_WORK TO DO_
Below are entries; repeat exactly, and nothing else, the lines from the one holding "Give me the matplotlib source for this chart." through the one holding "pwr_y = [0, 7, 0, 4, 7, 3]", inclusive. Leave the pictures out.

_LISTED RECORDS_

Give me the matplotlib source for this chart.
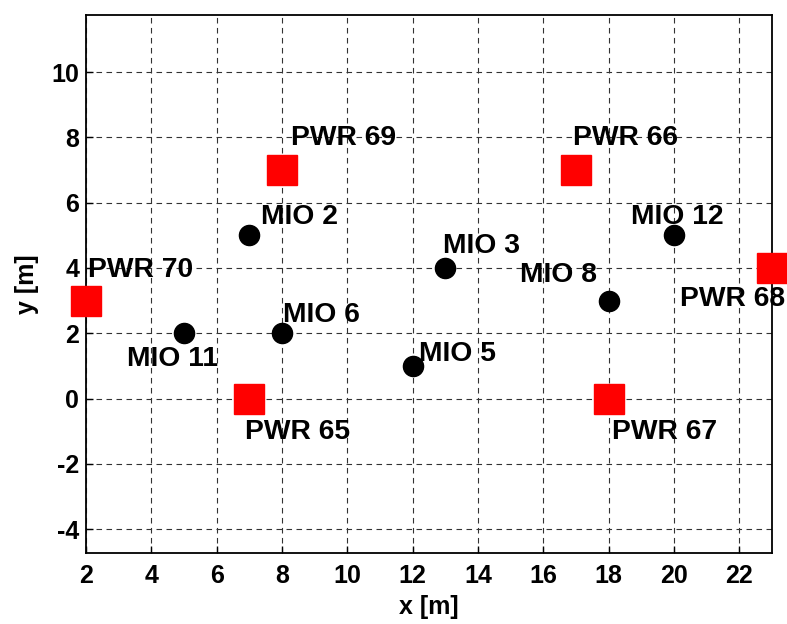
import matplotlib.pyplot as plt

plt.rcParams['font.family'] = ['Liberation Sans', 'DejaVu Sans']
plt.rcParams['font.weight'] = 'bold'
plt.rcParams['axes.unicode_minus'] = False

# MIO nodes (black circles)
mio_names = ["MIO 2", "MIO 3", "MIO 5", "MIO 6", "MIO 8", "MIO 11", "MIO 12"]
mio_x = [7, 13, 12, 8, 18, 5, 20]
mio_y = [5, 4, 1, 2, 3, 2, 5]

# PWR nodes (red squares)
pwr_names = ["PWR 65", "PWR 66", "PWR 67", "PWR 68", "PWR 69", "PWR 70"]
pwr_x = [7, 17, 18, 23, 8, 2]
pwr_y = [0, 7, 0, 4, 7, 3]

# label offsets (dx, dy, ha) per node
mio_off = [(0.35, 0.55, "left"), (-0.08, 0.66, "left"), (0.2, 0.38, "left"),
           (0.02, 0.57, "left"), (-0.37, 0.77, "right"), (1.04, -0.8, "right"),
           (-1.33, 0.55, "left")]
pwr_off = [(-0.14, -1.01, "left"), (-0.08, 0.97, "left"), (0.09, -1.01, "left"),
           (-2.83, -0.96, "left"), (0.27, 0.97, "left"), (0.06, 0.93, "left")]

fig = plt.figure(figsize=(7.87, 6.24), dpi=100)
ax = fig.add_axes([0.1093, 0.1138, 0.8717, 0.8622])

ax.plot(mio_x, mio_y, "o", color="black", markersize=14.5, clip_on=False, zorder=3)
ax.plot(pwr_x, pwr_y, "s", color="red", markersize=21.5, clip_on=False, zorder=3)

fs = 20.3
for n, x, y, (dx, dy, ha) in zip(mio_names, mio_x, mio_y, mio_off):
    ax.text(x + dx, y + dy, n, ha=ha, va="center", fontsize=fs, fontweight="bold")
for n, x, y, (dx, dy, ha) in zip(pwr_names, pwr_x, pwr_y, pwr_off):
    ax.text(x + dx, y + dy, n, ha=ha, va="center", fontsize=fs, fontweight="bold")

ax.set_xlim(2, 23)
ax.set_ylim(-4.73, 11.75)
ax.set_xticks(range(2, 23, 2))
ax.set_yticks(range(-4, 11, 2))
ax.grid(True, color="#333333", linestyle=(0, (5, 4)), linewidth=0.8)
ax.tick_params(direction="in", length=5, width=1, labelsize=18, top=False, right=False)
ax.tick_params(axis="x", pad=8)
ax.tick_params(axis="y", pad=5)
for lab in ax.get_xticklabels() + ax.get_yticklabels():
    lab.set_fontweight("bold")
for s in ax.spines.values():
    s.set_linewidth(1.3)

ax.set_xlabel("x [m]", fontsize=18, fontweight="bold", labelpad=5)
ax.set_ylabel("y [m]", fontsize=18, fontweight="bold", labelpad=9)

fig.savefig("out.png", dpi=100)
---
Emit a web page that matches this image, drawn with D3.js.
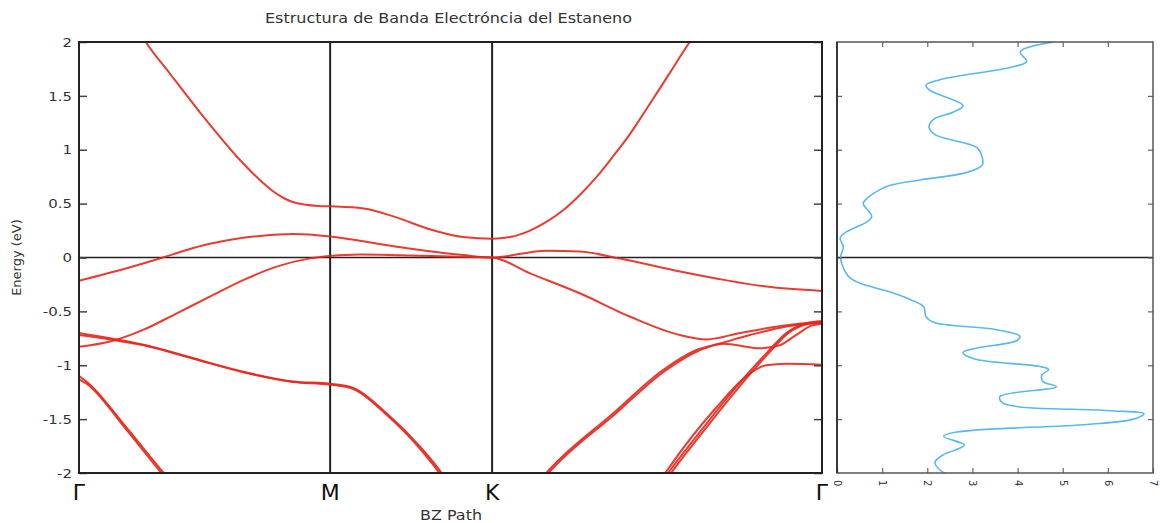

_OUTPUT FOR THIS EXERCISE_
Give me the matplotlib source for this chart.
import matplotlib.pyplot as plt

plt.rcParams['font.family'] = ['Liberation Sans', 'DejaVu Sans']
plt.rcParams['font.weight'] = 'bold'
plt.rcParams['axes.unicode_minus'] = False

# MIO nodes (black circles)
mio_names = ["MIO 2", "MIO 3", "MIO 5", "MIO 6", "MIO 8", "MIO 11", "MIO 12"]
mio_x = [7, 13, 12, 8, 18, 5, 20]
mio_y = [5, 4, 1, 2, 3, 2, 5]

# PWR nodes (red squares)
pwr_names = ["PWR 65", "PWR 66", "PWR 67", "PWR 68", "PWR 69", "PWR 70"]
pwr_x = [7, 17, 18, 23, 8, 2]
pwr_y = [0, 7, 0, 4, 7, 3]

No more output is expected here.